In some disciplines this problem is being addressed by organizations that take a leadership role by building Web sites called "subject gateways" or "discipline-based resource portals." These Web sites usually focus on a specific topic or scholarly discipline, and they often provide information in a variety of forms and from many sources. For example, a discipline-based portal may feature the following:
* a browsable directory of online resources, described and arranged by subject
* a search facility that includes only resources related to the field and that allows searching by title, author, subject, etc.
* current news stories related to the field
* forums for discussing specific discipline-related issues
* facilities for scholars to comment and share information about specific resources
By bringing together various collections and access points into one integrated Web site, a resource portal can bring coherence to the body of online information available in a given field of study, providing scholars and researchers with a facility that will save them substantial time and increase their awareness of other work in their field.
Given all of the above, a discipline-based resource portal sounds like a fine thing to put online, but building a high-quality portal with even a portion of these facilities can be a daunting undertaking. Although the benefits of setting up a resource portal are clear, many organizations with a strong focus on a particular discipline do not have ready access to extensive technical resources, and even those organizations that do are likely to have those resources already committed to existing projects or working to support the organization's day-to-day operations.
The Scout Portal Toolkit (SPT) and the Collection Workflow Integration System (CWIS), open-source software packages developed by the Internet Scout Project under grants from the Andrew W. Mellon Foundation and the National Science Foundation (NSF), respectively, were created to address this problem. They allow a group or organization (or even an ambitious individual) to share a specific knowledge base via a full-featured portal on the Web, with little or no investment in technical resources or infrastructure. In fact, many groups and organizations already have available the minimal resources needed to put a resource portal online using SPT or CWIS.

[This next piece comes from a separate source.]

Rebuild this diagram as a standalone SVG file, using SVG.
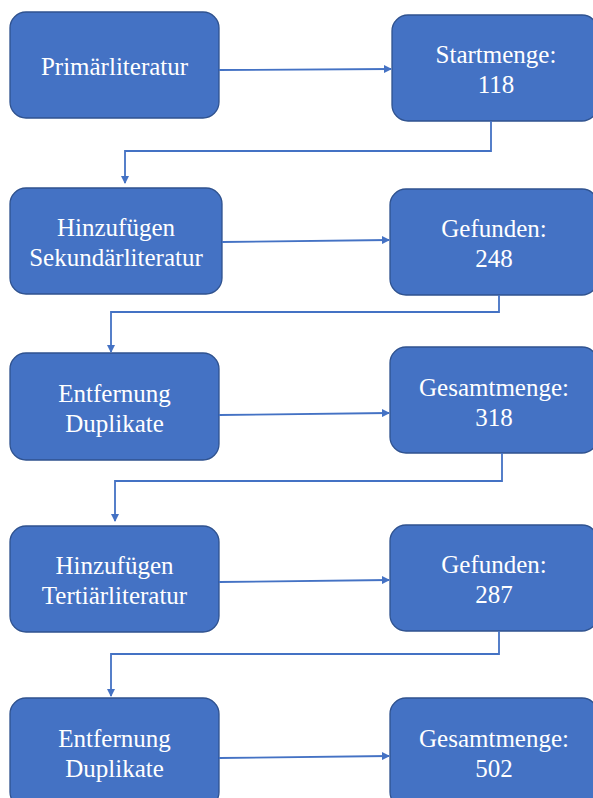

The Internet Scout Project (Scout), based in the Computer Sciences Department at the University of Wisconsin-Madison, was started in 1994 to develop better tools and services to find, filter, and present online information and metadata. Scout's flagship publication is the Scout Report, an electronic periodical that is published weekly and identifies and describes the best new online resources of interest to educators, students, and researchers. In 1996 the content from the Scout Report and related Scout publications began to be collected into a searchable and browsable online database labeled the Scout Archives. As the Archives grew for the next six years, two things gradually became apparent: (1) that the original Scout Archives infrastructure had outgrown its content and user base, and (2) that there were many other groups and organizations who had the subject knowledge and desire to assemble and share collections of online resources but did not have the needed technical expertise. In 2000, Scout received funding from the Mellon Foundation to develop a software package to meet these needs, and the Scout Portal Toolkit was born.